What happens to the assets in a plan when an employer converts its traditional defined benefit plan formula to a cash balance plan formula?
When an employer amends its plan to convert the plan's traditional defined benefit plan formula to a cash balance plan formula, the plan's assets remain intact and continue to back the pension benefits under the plan. Employers cannot remove funds from the plan, unless the plan has been terminated and has assets remaining after payment of all of the benefits under the plan.
Is it possible that I will not accrue any additional benefits under the cash balance plan formula?
In some cases, when your traditional plan formula is changed to a cash balance plan formula, the benefit earned under the old formula may exceed the amount determined to be your benefit under the cash balance plan formula. In this situation, you might not earn any additional benefits until your benefit under the cash balance plan formula exceeds the benefit you had earned under the old formula. This is commonly referred to as "wear away." There are legal requirements that have to be satisfied with respect to benefit accruals, including prohibition against age discrimination. "Wear away" is one of the issues being closely studied by the EEOC, IRS and the U.S. Department of Labor.
How am I affected if I leave my job at a company that just changed its pension plan from a traditional defined benefit formula to a cash balance plan formula?
If you have worked long enough to be vested under the plan, you should receive the sum of:
The accrued benefit under the formula in effect before the amendment
Any additional benefits you earned under the plan formula in effect after the amendment. However, you may have to wait until a retirement age under the plan to receive your benefit.
For more about vesting and distribution of benefits, see What You Should Know About Your Retirement Plan.
If my employer gives me a choice of staying with the old formula or converting to the new cash balance plan formula, how do I make the right choice?
The right choice for you and your family may be affected by a wide range of factors. For example, in making this choice you should take into account your retirement expectations, when you intend to begin receiving your benefits, and the chance that your needs might change.
In analyzing any choice presented under your plan, you will want to compare all the terms and options available to you under the cash balance package with those currently available to you. It is important for you to consider each option under each plan formula.
You will also want to consider the specifics of your retirement benefit, such as how your accrued benefit (including the value of any early retirement subsidy) is defined under each formula, the current value of your accrued benefit under each formula, and its value as an annuity at normal retirement age, or as a lump sum distribution.
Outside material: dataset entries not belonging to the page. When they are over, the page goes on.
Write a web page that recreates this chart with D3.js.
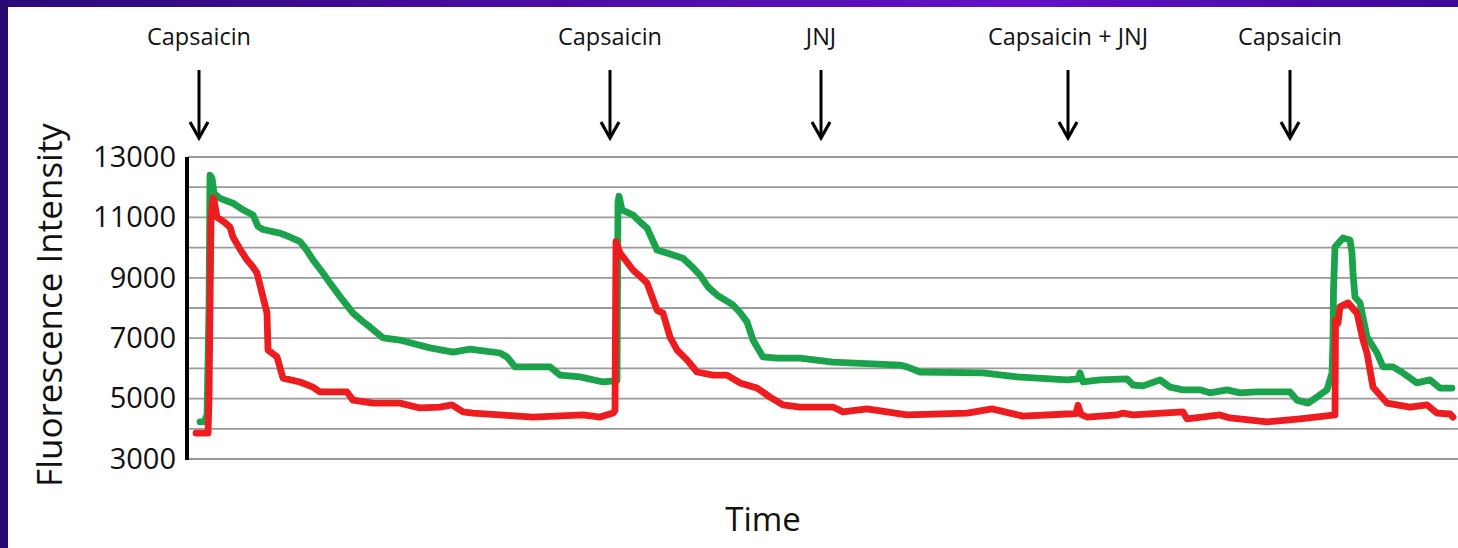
<!DOCTYPE html>
<html>
<head>
<meta charset="utf-8">
<script src="https://cdn.jsdelivr.net/npm/d3@7"></script>
<style>
  html, body { margin: 0; padding: 0; background: #fff; }
  svg { display: block; }
  text { font-family: "Open Sans", "DejaVu Sans", sans-serif; fill: #111; }
</style>
</head>
<body>
<svg id="chart" width="1458" height="548"></svg>
<script>
// Stimulus events applied during the recording (time in frames)
const eventLabels = ["Capsaicin", "Capsaicin", "JNJ", "Capsaicin + JNJ", "Capsaicin"];
const eventTimes = [11, 422, 633, 880, 1102];

// Y axis ticks
const yTickLabels = [3000, 5000, 7000, 9000, 11000, 13000];
const yGridValues = [3000, 4000, 5000, 6000, 7000, 8000, 9000, 10000, 11000, 12000, 13000];

// Cell trace 1 (green)
const greenTime = [12, 16, 19, 21, 22, 24, 26, 32, 45, 55, 65, 70, 75, 92, 102, 112, 118, 125, 134, 142,
  155, 165, 175, 182, 195, 212, 228, 242, 265, 282, 312, 319, 327, 362, 372, 392, 415, 424, 429, 430,
  431, 434, 445, 452, 459, 469, 479, 495, 503, 512, 520, 529, 545, 552, 559, 565, 575, 589, 612, 645,
  712, 719, 732, 795, 829, 879, 890, 892, 895, 912, 939, 945, 955, 972, 982, 995, 1012, 1022, 1039,
  1052, 1069, 1102, 1109, 1120, 1129, 1139, 1144, 1145, 1145.5, 1147, 1155, 1162, 1164, 1165, 1167,
  1172, 1179, 1189, 1195, 1205, 1215, 1229, 1242, 1252, 1264];
const greenValue = [4230, 4230, 4450, 8000, 12400, 12300, 11800, 11630, 11470, 11250, 11080, 10700,
  10600, 10480, 10350, 10200, 9950, 9590, 9200, 8830, 8250, 7830, 7550, 7370, 7010, 6940, 6800, 6680,
  6540, 6640, 6510, 6380, 6050, 6050, 5780, 5720, 5550, 5580, 5600, 11500, 11700, 11250, 11080, 10850,
  10650, 9920, 9820, 9650, 9400, 9090, 8700, 8430, 8100, 7850, 7540, 6940, 6380, 6340, 6340, 6210,
  6110, 6050, 5880, 5850, 5720, 5620, 5650, 5850, 5550, 5620, 5650, 5450, 5420, 5620, 5380, 5290, 5290,
  5190, 5290, 5190, 5220, 5220, 4950, 4850, 5050, 5290, 5850, 6940, 8600, 10020, 10320, 10250, 9820,
  9160, 8360, 8170, 7040, 6510, 6050, 6050, 5850, 5520, 5620, 5350, 5350];

// Cell trace 2 (red)
const redTime = [8, 20, 21, 23, 25, 26, 29, 36, 42, 45, 52, 59, 64, 69, 75, 79, 80, 89, 95, 112, 125,
  132, 159, 165, 185, 212, 232, 252, 264, 275, 285, 312, 345, 395, 412, 425, 427, 428, 432, 445, 452,
  459, 469, 475, 482, 489, 499, 509, 525, 539, 552, 569, 582, 595, 612, 645, 655, 679, 719, 779, 804,
  835, 879, 888, 890, 893, 899, 929, 935, 945, 995, 999, 1032, 1042, 1079, 1112, 1147, 1147.5, 1150,
  1152, 1160, 1169, 1175, 1179, 1185, 1199, 1209, 1222, 1239, 1249, 1262, 1265];
const redValue = [3860, 3860, 5000, 11000, 11640, 11580, 11010, 10850, 10680, 10350, 9950, 9590, 9400,
  9160, 8360, 7830, 6610, 6380, 5680, 5550, 5380, 5220, 5220, 4950, 4850, 4850, 4690, 4720, 4790, 4560,
  4520, 4460, 4390, 4460, 4390, 4520, 4600, 10200, 9820, 9260, 9050, 8830, 7930, 7830, 7040, 6610, 6280,
  5880, 5780, 5780, 5520, 5350, 5050, 4790, 4720, 4720, 4560, 4660, 4460, 4520, 4660, 4420, 4490, 4500,
  4780, 4480, 4390, 4460, 4520, 4460, 4560, 4330, 4460, 4360, 4230, 4330, 4460, 7600, 7500, 8040, 8170,
  7830, 6940, 6510, 5380, 4850, 4790, 4720, 4790, 4520, 4490, 4390];

const svg = d3.select("#chart");
const W = 1458, H = 548;

// Slide frame: gradient band on top, dark band on the left
const defs = svg.append("defs");
const grad = defs.append("linearGradient").attr("id", "band").attr("x1", "0%").attr("x2", "100%");
grad.append("stop").attr("offset", "0%").attr("stop-color", "#2a0a7a");
grad.append("stop").attr("offset", "70%").attr("stop-color", "#6410c6");
grad.append("stop").attr("offset", "100%").attr("stop-color", "#3a0a98");
svg.append("rect").attr("x", 0).attr("y", 0).attr("width", W).attr("height", 7).attr("fill", "url(#band)");
svg.append("rect").attr("x", 0).attr("y", 0).attr("width", 8).attr("height", H).attr("fill", "#270a72");

const x = d3.scaleLinear().domain([0, 1270]).range([188, 1458]);
const y = d3.scaleLinear().domain([3000, 13000]).range([459, 157]);

// Horizontal gridlines
svg.append("g")
  .selectAll("line")
  .data(yGridValues)
  .join("line")
  .attr("x1", x(0)).attr("x2", W)
  .attr("y1", d => y(d)).attr("y2", d => y(d))
  .attr("stroke", "#9a9a9a").attr("stroke-width", 1.8);

// Y axis: labels every 2000, bold vertical rule
const yAxis = d3.axisLeft(y).tickValues(yTickLabels).tickSize(0).tickPadding(12).tickFormat(d3.format("d"));
const gy = svg.append("g").attr("transform", `translate(${x(0)},0)`).call(yAxis);
gy.select(".domain").remove();
gy.selectAll("text")
  .attr("font-size", 29)
  .attr("fill", "#111")
  .style("font-family", '"Open Sans", sans-serif');
svg.append("line")
  .attr("x1", x(0) - 1).attr("x2", x(0) - 1)
  .attr("y1", y(13000)).attr("y2", y(3000) + 1)
  .attr("stroke", "#000").attr("stroke-width", 4);

// Traces
const line = d3.line().x(d => x(d[0])).y(d => y(d[1]));
const traces = [
  { t: greenTime, v: greenValue, color: "#1ba34b" },
  { t: redTime, v: redValue, color: "#ec1c1f" }
];
svg.append("g")
  .selectAll("path")
  .data(traces)
  .join("path")
  .attr("d", d => line(d.t.map((t, i) => [t, d.v[i]])))
  .attr("fill", "none")
  .attr("stroke", d => d.color)
  .attr("stroke-width", 6.8)
  .attr("stroke-linejoin", "round")
  .attr("stroke-linecap", "round");

// Event labels and arrows
const ev = svg.append("g")
  .selectAll("g")
  .data(eventTimes.map((t, i) => ({ t, label: eventLabels[i] })))
  .join("g")
  .attr("transform", d => `translate(${x(d.t)},0)`);
ev.append("text")
  .attr("y", 45)
  .attr("text-anchor", "middle")
  .attr("font-size", 23.5)
  .text(d => d.label);
ev.append("line")
  .attr("x1", 0).attr("x2", 0).attr("y1", 70).attr("y2", 137)
  .attr("stroke", "#000").attr("stroke-width", 3);
ev.append("path")
  .attr("d", "M-9,122 L0,138 L9,122")
  .attr("fill", "none")
  .attr("stroke", "#000")
  .attr("stroke-width", 3.2)
  .attr("stroke-linejoin", "miter");

// Axis titles
svg.append("text")
  .attr("transform", "translate(62,305) rotate(-90)")
  .attr("text-anchor", "middle")
  .attr("font-size", 35)
  .text("Fluorescence Intensity");
svg.append("text")
  .attr("x", 763).attr("y", 531)
  .attr("text-anchor", "middle")
  .attr("font-size", 33)
  .text("Time");
</script>
</body>
</html>
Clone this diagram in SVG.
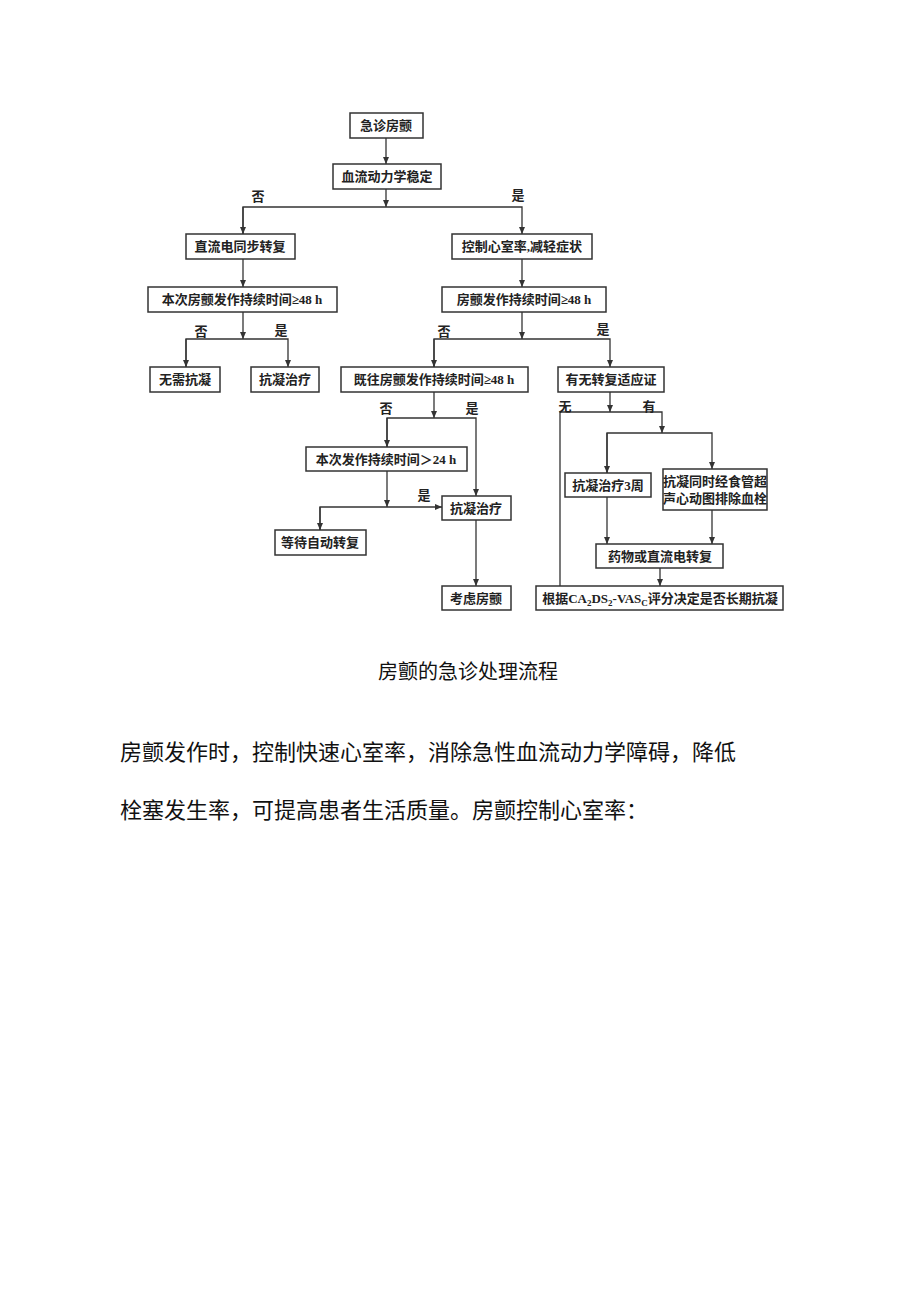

You may also want to take into account how your choice will affect survivor benefits.
You should also compare the value of other related benefits that may be offered under either choice. For instance, some traditional pension plans provide for an offset or subsidy if you retire prior to the age at which your Social Security benefits commence, or offer credit for service also covered by a disability benefit plan.
In making your decision, you should pay attention to any time limits that may apply and any waivers you may be requested to sign. Finally, you need to consider how long you have been with your employer and whether or not you expect to stay employed with your current employer or change jobs in the future.
You may want to consult a professional advisor for assistance in making your choice.
Will the conversion of my pension plan formula have an effect on my retiree health benefits?
Generally, pension plans and health plans are operated independently and are administered separately. If you have questions about your health benefits you should contact your health plan administrator. Be aware that, like pension plans, many health plans can be amended or terminated.
For more information, see Can Your Retiree Health Benefits be Cut?
What should I do if I believe my benefits under the old formula have been inappropriately reduced or that my rights have been violated?
You should immediately contact the plan administrator and discuss your concerns. Be sure to review your individual benefit statement or the information used to calculate your benefit to determine if it is correct such as employment date, length of service, and salary.
If your concerns are not adequately addressed, or you still have questions about your situation, you should contact one of our benefit advisors, located in 15 field offices nationwide or contact the EBSA office nearest you.
In addition, employees who believe that they have been subject to discriminatory treatment because of their age, race, color, religion, sex, national origin, or disability may file a charge of discrimination with the Equal Employment Opportunity Commission (EEOC).
There are strict time limits for filing such a charge.
Is my employer required to give me a choice of remaining under the old formula rather than automatically switching me to the new formula?
Neither ERISA nor the IRC requires employers to give employees the choice of remaining in the old formula. Employers have several options, including:
Allowing employees to remain under the old formula, while restricting new hires to the new formula;
Stipulating that certain employees who have reached a specific length of service or who have reached a certain age may choose to stay with the old formula; and;
Providing no choice, replacing the old formula and applying the new formula to all participants.
The law permits employers to have such flexibility, but whatever option applies has to satisfy legal requirements. For example, the option may not violate prohibitions against discrimination on the basis of age.
Under each of these options, benefits already earned by the participants, as of the effective date of the amendment that converts the old formula to a cash balance formula, may not be reduced.
What information is my employer required to give me to explain the new cash balance plan formula, and when should I receive this information?
Many employers voluntarily provide helpful information about these conversions in advance of the change becoming effective. Make sure you have all the information that the employer has provided. If you are still not sure if you have enough information to understand the plan change, you have a right to contact your plan administrator and ask for more information or help in understanding the change and any choices you have in conjunction with the change.
Plan administrators are required to give at least 15 days' advance notice of plan amendments that significantly reduce the rate at which plan participants earn benefits in the future.
After the plan is amended, the plan administrator is required to provide all plan participants with a Summary of Material Modifications to the plan or a revised Summary Plan Description. This document will summarize the changes to your plan.
More information about your right to plan information.
In addition, under the Age Discrimination in Employment Act (ADEA), an employer requiring an employee to sign a waiver of rights and claims when choosing between plans is required to provide enough information to enable the employee to make a knowing and voluntary decision to waive ADEA rights. In most cases, an employee must be given at least 21 days' to sign the waiver and at least 7 days' to revoke the agreement.